Huckabee revealed the date and location of his announcement in an interview Friday evening with Fox News’ Bret Baier. Similar teases have been used recently by Sens. Marco Rubio and Rand Paul to foment hype in advance of their presidential campaign announcements, suggesting that Huckabee will indeed launch a bid for president next month.
Huckabee offered a preview of what his campaign would look like during a series of roundtable discussions with reporters in Washington, D.C, earlier Friday, saying he expects stiff competition but would be able to cobble together a coalition to put him in the hunt for the Republican nomination.
“Most of the people who were with me eight years ago are still with me,” Huckabee said, referring to his first bid for president in 2008, when he won the Iowa caucuses but fell short of the nomination.
Huckabee acknowledged, however, that campaigning for president has changed markedly since 2008 — most notably in the wake of the 2010 Citizens United ruling by the Supreme Court that opened the campaign finance floodgates.
In 2008, Huckabee won in Iowa in spite of being outspent by Mitt Romney by a factor of roughly 15 to one. This time, with super PACs on the scene and with a fiercely competitive Republican primary field, Huckabee might face an even steeper financial climb.

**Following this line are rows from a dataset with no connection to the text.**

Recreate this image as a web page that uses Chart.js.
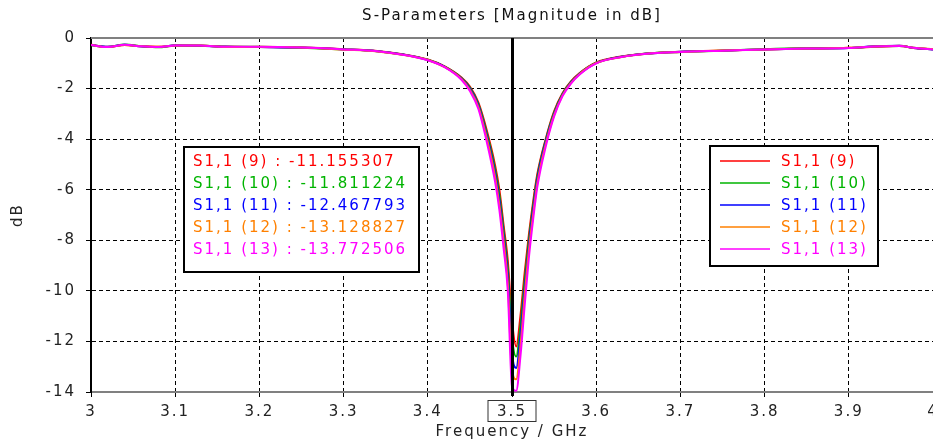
<!DOCTYPE html>
<html>
<head>
<meta charset="utf-8">
<title>S-Parameters</title>
<script src="https://cdn.jsdelivr.net/npm/chart.js@4.4.0/dist/chart.umd.min.js"></script>
<style>
html, body { margin: 0; padding: 0; background: #fff; overflow: hidden; }
#wrap { width: 933px; height: 446px; }
</style>
</head>
<body>
<div id="wrap"><canvas id="sparam"></canvas></div>
<script>
// frequency points (GHz), shared by all five traces
var freqs = [3.00, 3.02, 3.04, 3.06, 3.08, 3.10, 3.13, 3.16, 3.20, 3.25, 3.30, 3.34, 3.37, 3.40, 3.42,
  3.44, 3.45, 3.46, 3.47, 3.48, 3.485, 3.49, 3.495, 3.50, 3.505, 3.51, 3.515, 3.52, 3.525, 3.53,
  3.54, 3.55, 3.56, 3.57, 3.58,
  3.60, 3.63, 3.66, 3.70, 3.75, 3.80, 3.85, 3.90, 3.93, 3.96, 3.98, 4.00];

var s11_9 = [-0.27, -0.35, -0.28, -0.32, -0.35, -0.31, -0.31, -0.34, -0.36, -0.38, -0.44, -0.51, -0.64, -0.85, -1.12,
  -1.56, -1.92, -2.55, -3.65, -5.05, -6.0, -7.4, -8.8, -11.16, -12.2, -11.0, -9.3, -7.8, -6.5, -5.4,
  -4.0, -2.9, -2.18, -1.72, -1.4,
  -0.97, -0.73, -0.61, -0.54, -0.49, -0.45, -0.42, -0.39, -0.35, -0.31, -0.41, -0.44];
var s11_10 = [-0.29, -0.36, -0.26, -0.33, -0.37, -0.30, -0.30, -0.35, -0.35, -0.39, -0.45, -0.52, -0.65, -0.86, -1.13,
  -1.58, -1.96, -2.6, -3.75, -5.2, -6.2, -7.6, -9.1, -11.81, -12.6, -11.4, -9.6, -8.0, -6.65, -5.5,
  -4.05, -2.95, -2.21, -1.74, -1.41,
  -0.98, -0.74, -0.61, -0.55, -0.50, -0.44, -0.41, -0.40, -0.34, -0.32, -0.40, -0.45];
var s11_11 = [-0.28, -0.35, -0.27, -0.34, -0.36, -0.29, -0.31, -0.35, -0.36, -0.38, -0.45, -0.52, -0.65, -0.87, -1.14,
  -1.6, -2.0, -2.65, -3.85, -5.35, -6.4, -7.8, -9.4, -12.47, -13.05, -11.8, -9.9, -8.2, -6.8, -5.6,
  -4.1, -3.0, -2.24, -1.76, -1.42,
  -0.99, -0.74, -0.62, -0.54, -0.50, -0.45, -0.42, -0.40, -0.33, -0.31, -0.41, -0.45];
var s11_12 = [-0.28, -0.36, -0.28, -0.33, -0.35, -0.30, -0.30, -0.36, -0.35, -0.38, -0.46, -0.53, -0.66, -0.87, -1.15,
  -1.62, -2.05, -2.72, -3.95, -5.5, -6.6, -8.0, -9.7, -13.13, -13.5, -12.2, -10.2, -8.4, -7.0, -5.75,
  -4.2, -3.05, -2.27, -1.78, -1.43,
  -0.99, -0.75, -0.62, -0.55, -0.49, -0.45, -0.42, -0.39, -0.34, -0.32, -0.40, -0.44];
var s11_13 = [-0.28, -0.36, -0.27, -0.33, -0.36, -0.30, -0.30, -0.35, -0.35, -0.38, -0.45, -0.52, -0.66, -0.88, -1.15,
  -1.65, -2.1, -2.8, -4.1, -5.7, -6.8, -8.3, -10.0, -13.77, -13.95, -12.6, -10.6, -8.7, -7.2, -5.9,
  -4.3, -3.1, -2.3, -1.8, -1.45,
  -1.0, -0.75, -0.62, -0.55, -0.50, -0.45, -0.42, -0.40, -0.34, -0.32, -0.40, -0.45];

var seriesNames = ['S1,1 (9)', 'S1,1 (10)', 'S1,1 (11)', 'S1,1 (12)', 'S1,1 (13)'];
var seriesValues = [s11_9, s11_10, s11_11, s11_12, s11_13];
var seriesColors = ['#ff0000', '#00b400', '#0000ff', '#ff8000', '#ff00ff'];

// marker readout at 3.5 GHz
var markerFreq = 3.5;
var markerValues = [-11.155307, -11.811224, -12.467793, -13.128827, -13.772506];

var fontFamily = '"DejaVu Sans", Verdana, sans-serif';
var spacing = '2px';

var datasets = [];
for (var i = 0; i < seriesNames.length; i++) {
  var pts = [];
  for (var j = 0; j < freqs.length; j++) {
    pts.push({x: freqs[j], y: seriesValues[i][j]});
  }
  datasets.push({
    label: seriesNames[i],
    data: pts,
    borderColor: seriesColors[i],
    borderWidth: 2,
    pointRadius: 0,
    cubicInterpolationMode: 'monotone',
    order: seriesNames.length - 1 - i
  });
}

var extras = {
  id: 'extras',
  beforeUpdate: function (chart) { chart.ctx.letterSpacing = spacing; },
  beforeDraw: function (chart) { chart.ctx.letterSpacing = spacing; },
  beforeDatasetsDraw: function (chart) {
    var ctx = chart.ctx, area = chart.chartArea;
    ctx.save();
    ctx.strokeStyle = '#808080';
    ctx.lineWidth = 2;
    ctx.beginPath();
    ctx.moveTo(area.left, area.top);
    ctx.lineTo(area.right, area.top);
    ctx.stroke();
    ctx.restore();
  },
  afterDatasetsDraw: function (chart) {
    var ctx = chart.ctx, area = chart.chartArea;
    var mx = Math.round(chart.scales.x.getPixelForValue(markerFreq)) + 0.5;
    ctx.save();
    ctx.letterSpacing = spacing;

    // marker line and boxed tick label
    ctx.strokeStyle = '#000';
    ctx.lineWidth = 3;
    ctx.beginPath();
    ctx.moveTo(mx, area.top);
    ctx.lineTo(mx, area.bottom + 4);
    ctx.stroke();
    ctx.lineWidth = 1;
    ctx.strokeStyle = '#333';
    ctx.strokeRect(mx - 24.5, 400.5, 48, 21);

    ctx.font = '15px ' + fontFamily;
    ctx.textBaseline = 'middle';
    ctx.textAlign = 'left';

    // marker readout box
    ctx.fillStyle = '#fff';
    ctx.fillRect(184, 147, 235, 125);
    ctx.lineWidth = 2;
    ctx.strokeStyle = '#000';
    ctx.strokeRect(184, 147, 235, 125);
    for (var k = 0; k < seriesNames.length; k++) {
      ctx.fillStyle = seriesColors[k];
      ctx.fillText(seriesNames[k] + ' : ' + markerValues[k].toFixed(6), 193, 162 + k * 22);
    }

    // legend box
    ctx.fillStyle = '#fff';
    ctx.fillRect(710, 146, 168, 120);
    ctx.strokeRect(710, 146, 168, 120);
    for (var m = 0; m < chart.data.datasets.length; m++) {
      var ds = chart.data.datasets[m];
      var ly = 161 + m * 22;
      ctx.strokeStyle = ds.borderColor;
      ctx.lineWidth = 1.5;
      ctx.beginPath();
      ctx.moveTo(720, ly);
      ctx.lineTo(770, ly);
      ctx.stroke();
      ctx.fillStyle = ds.borderColor;
      ctx.fillText(ds.label, 781, ly + 1);
    }
    ctx.restore();
  }
};

var tickFont = {family: fontFamily, size: 15};

new Chart(document.getElementById('sparam'), {
  type: 'line',
  data: {datasets: datasets},
  plugins: [extras],
  options: {
    responsive: true,
    maintainAspectRatio: false,
    animation: false,
    layout: {padding: {left: 0, right: 0, top: 0, bottom: 0}},
    plugins: {
      legend: {display: false},
      tooltip: {enabled: false},
      title: {
        display: true,
        text: 'S-Parameters [Magnitude in dB]',
        color: '#111',
        fullSize: false,
        font: {family: fontFamily, size: 15, weight: 'normal'},
        padding: {top: 7, bottom: 13}
      }
    },
    scales: {
      x: {
        type: 'linear',
        min: 3,
        max: 4,
        ticks: {
          stepSize: 0.1, color: '#222', font: tickFont, padding: 6, maxRotation: 0, autoSkip: false,
          callback: function (v) { return String(Math.round(v * 10) / 10); }
        },
        grid: {color: '#000', lineWidth: 1, tickLength: 5, tickColor: '#000'},
        border: {color: '#808080', width: 2, dash: [4, 3]},
        title: {display: true, text: 'Frequency / GHz', color: '#222', font: tickFont, padding: {top: 0, bottom: 5}},
        afterFit: function (scale) {
          scale.height = 54;
          scale.paddingLeft = 0;
          scale.paddingRight = 0;
        }
      },
      y: {
        min: -14,
        max: 0,
        ticks: {stepSize: 2, color: '#222', font: tickFont, padding: 10},
        grid: {color: '#000', lineWidth: 1, tickLength: 5, tickColor: '#000'},
        border: {color: '#000', width: 2, dash: [4, 3]},
        title: {display: true, text: 'dB', color: '#222', font: tickFont, padding: {top: 9, bottom: 0}},
        afterFit: function (scale) {
          scale.width = 91;
        }
      }
    }
  }
});
</script>
</body>
</html>
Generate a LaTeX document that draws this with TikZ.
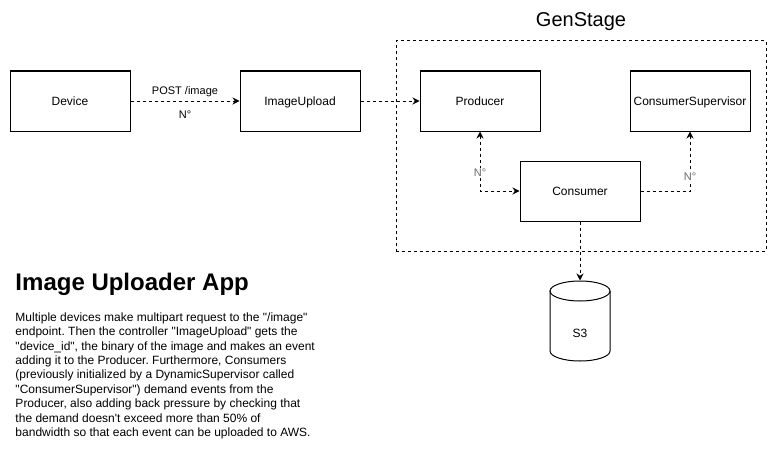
\documentclass[tikz,border=0pt]{standalone}
\usepackage{fontspec}
\defaultfontfeatures[\rmfamily]{}
\setmainfont{Liberation Sans}
\usetikzlibrary{arrows.meta}
\frenchspacing

\begin{document}
\begin{tikzpicture}[x=1pt, y=-1pt, line width=1pt,
      block/.style = {draw, minimum width=120pt, minimum height=60pt, inner sep=0pt,
                      text height=8.6pt, text depth=0pt, font=\fontsize{12}{14.4}\selectfont},
      group/.style = {draw, dash pattern=on 3pt off 3pt, minimum width=370pt,
                      minimum height=210pt, inner sep=0pt},
      flow/.style = {dash pattern=on 3pt off 3pt, -{Stealth[length=7pt,width=7pt]}},
      edgelabel/.style = {inner sep=1pt, font=\fontsize{11}{13}\selectfont},
      countlabel/.style = {edgelabel, fill=white, text=black!60}]

  \useasboundingbox (0,0) rectangle (776,452);

  % GenStage group
  \node[group] (genstage) at (581,146) {};
  \node[font=\fontsize{20}{24}\selectfont] (gstitle) at (581,22) {GenStage};

  % Blocks
  \node[block] (device) at (70,101) {Device};
  \node[block] (upload) at (300,101) {ImageUpload};
  \node[block] (producer) at (480,101) {Producer};
  \node[block] (supervisor) at (690,101) {ConsumerSupervisor};
  \node[block] (consumer) at (580,191) {Consumer};

  % S3 storage
  \draw (550,291) -- (550,351) arc[start angle=180, end angle=0, x radius=30, y radius=10] -- (610,291);
  \draw (580,291) ellipse[x radius=30, y radius=10];
  \node[inner sep=0pt, minimum width=60pt, minimum height=80pt] (s3) at (580,321) {};
  \node[font=\fontsize{12}{14.4}\selectfont] (s3label) at (580,333) {S3};

  % Connectors
  \draw[flow] (device) -- (upload)
    node[midway, yshift=9pt, edgelabel] (post) {POST /image}
    node[midway, yshift=-14pt, edgelabel] (postcount) {N°};
  \draw[flow] (upload) -- (producer);
  \draw[flow, {Stealth[length=7pt,width=7pt]}-{Stealth[length=7pt,width=7pt]}]
    (producer.south) |- node[pos=0.35, countlabel] (pccount) {N°} (consumer.west);
  \draw[flow] (consumer.east) -| node[pos=0.62, countlabel] (cscount) {N°} (supervisor.south);
  \draw[flow] (consumer.south) -- (s3.north);

  % Description
  \node[anchor=base west, inner sep=0pt, font=\bfseries\fontsize{24}{28}\selectfont] (title)
    at (15,290) {Image Uploader App};
  \node[anchor=north west, align=left, inner sep=0pt, font=\fontsize{12}{14.4}\selectfont] (desc)
    at (15,312) {Multiple devices make multipart request to the "/image"\\
    endpoint. Then the controller "ImageUpload" gets the\\
    "device\_id", the binary of the image and makes an event\\
    adding it to the Producer. Furthermore, Consumers\\
    (previously initialized by a DynamicSupervisor called\\
    "ConsumerSupervisor") demand events from the\\
    Producer, also adding back pressure by checking that\\
    the demand doesn't exceed more than 50\% of\\
    bandwidth so that each event can be uploaded to AWS.};

\end{tikzpicture}
\end{document}
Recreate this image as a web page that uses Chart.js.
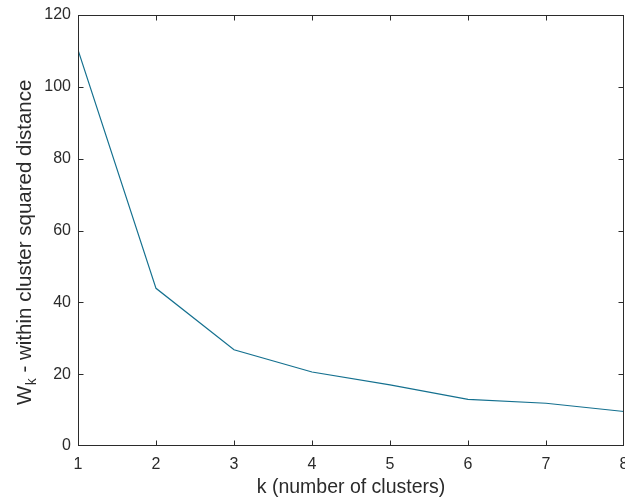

“I don’t think I need to raise the same amount of funds as some of the other candidates, because I know how politics works. Some people will raise so much money, they will have more money than they know what to do with, and they will waste a bunch of it and blow through it and run a very inefficient organization,” Huckabee reasoned Friday. “We want to be efficient. I want to be as frugal as I wish the government would be.”
There is also the question of whether Huckabee, who won Iowa in 2008 largely on the strength of his conservative credentials, will indeed hold the same appeal among social conservatives this time, when candidates such as Sen. Ted Cruz and Wisconsin Gov. Scott Walker might take generous bites out of the same apple.
Huckabee said Thursday that he did not appeal only to evangelical voters in 2008 — a common “misconception,” he said — but also to the working class, whom he would hope to win again in 2016.
“I also think that I’ve got an opportunity to bring some people into the fold that are not historically Republican voters,” Huckabee added. “I go back to the number of African-American votes that I got in Arkansas. I had a strong Hispanic following in Arkansas. Maybe even union members.”
The element perhaps working most in Huckabee’s favor, by his estimation at least, is the Republican primary schedule — which begins in January 2016 with the Iowa caucuses.
“I have no presumptions that I’m a lock to win it or that I go into it with this unbreakable position in favor,” Huckabee said. “But we have a good structure, a good organization, good contacts, a good network there, a good message there. And I do know how to win Iowa.”
Huckabee conceded New Hampshire would present a “tougher environment” for his message, but the South Carolina and so-called SEC primary, which will include Arkansas and Georgia, could give him a shot.
Meanwhile, Huckabee continues to poll strongly at this early stage among potential Republican candidates for president. In the RealClearPolitics polling average, Huckabee places second among Republicans in Iowa with 12 percent, trailing Walker. In South Carolina, Huckabee averages fourth place among Republicans.